Application Deadline: Application for 2023 currently closed.
Tennessee’s folk cultures are deeply rooted, yet dynamic and changing daily. Folklife practices are found in every town, large and small city, and county (really, around every corner) in the state. Folklife is lived, experienced, and enacted (not reenacted) in the present, through transmission and performance. Whether it is traditional music, dance, storytelling, craft, trade skills, foodways, games, clothing or hairstyling, or other expressions of community and identity, our various folk customs constitute a rich cultural heritage for Tennessee. Some traditions are widespread and vibrant; others are rare and endangered. Some are centuries old; others are new and emerging. These diverse practices make us who we are, and make our state what it is and can be.
The Tennessee Arts Commission Folklife Program, in partnership with Humanities Tennessee, is launching the Tennessee Folklife Institute, a new immersive training workshop designed to encourage and increase the documentation, preservation, and presentation of our state’s folklife traditions. Over the course of five daylong sessions spread over three months, participants will develop skills necessary to cultivate Tennessee’s diverse cultural traditions. Our pilot workshop will focus on West Tennessee. Workshop sessions will be held at the West Tennessee Delta Heritage Center in Brownsville, Tennessee, in spring of 2023
Today and everyday, individuals and groups practice shared traditions and culture—what we call folklife. Broadly defined, folklife includes the arts, expressive practices, skills, bodies of knowledge, and ways of living that are passed down in cultural communities that share family, ethnic, tribal, regional, occupational, or religious identity. While some traditions are very old, folklife is not the same as “history” and it is not simply of the past. Folklife, no matter what its origin or depth in time, means living culture and active traditions in present communities. Folklife is typically transmitted and learned orally, by imitation and through observation, in informal domestic and community settings. Those who study and who work to promote and preserve such traditions employ intensive fieldwork methods as the primary means for gaining knowledge and creating documentation.
Tennessee Folklife Institute participants will learn how to conduct folklife fieldwork, including one-on-one interviewing, as well as audio, video, and photographic documentation. Session topics will also include archival and online research methods; exhibition, stage, and digital presentation design; project management and resource availability; among other important skills and topics.
A multi-generational team of experienced folklorists and cultural leaders from across the state will lead workshop sessions. Participants will also learn from enriching folklife demonstrations and field trips. The Tennessee Folklife Institute is designed to appeal to a wide variety of individuals that have an interest in community development and documentation, including members of cultural organizations, arts administrators, museum professionals, local historians, librarians, and archivists. For participants at all levels, the Institute will enhance skills in cultural documentation and project management. Journalists, photographers, filmmakers, podcasters, and artists would also be able to hone their fieldwork skills.

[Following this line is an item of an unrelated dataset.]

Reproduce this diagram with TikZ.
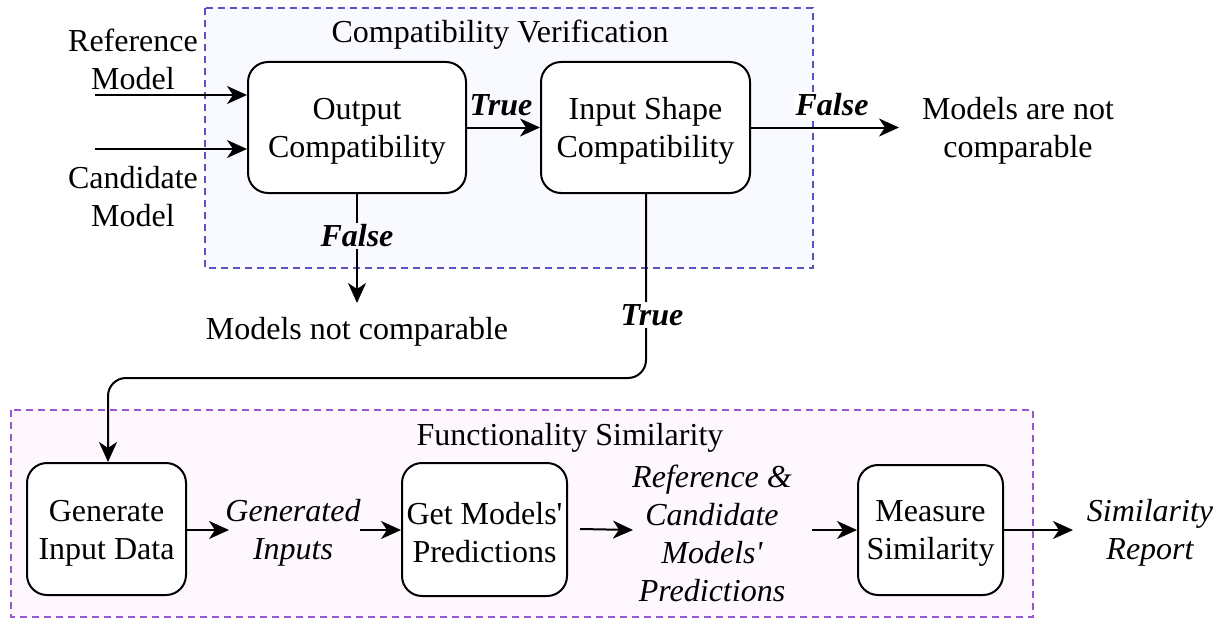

Admission to the Institute will be limited and based on staff review. Applicants are required to submit a proposal for a specific folklife project that they will develop over the course of the sessions. Possible projects could be anything from a photo exhibit documenting West Tennessee’s country blues community to a festival celebrating the traditions of Tipton County. Participants could create an audio documentary on Hatchie River folklife or a long form article about a local traditional artist, to name a few examples. While projects that deal primarily with community life in the past are important, we ask that all participants include in their projects elements that document and address these topics as they exist and matter for their communities in the present. As examples of some of Tennessee’s finest folklife traditions and traditional artists, read about our Traditional Arts Apprentice Program and Governor’s Folklife Heritage Award recipients.
We invite anyone interested in documenting, presenting, or researching the folklife of their community to apply to the Tennessee Folklife Institute. Through this program, we hope to cultivate a larger, more active network of folklife culture workers and advocates in Tennessee, as well as to support the production of new folklife-based public projects, including exhibitions, articles, festivals, workshops, and other performances. At the conclusion of the workshop series, participants will receive an official certificate of completion.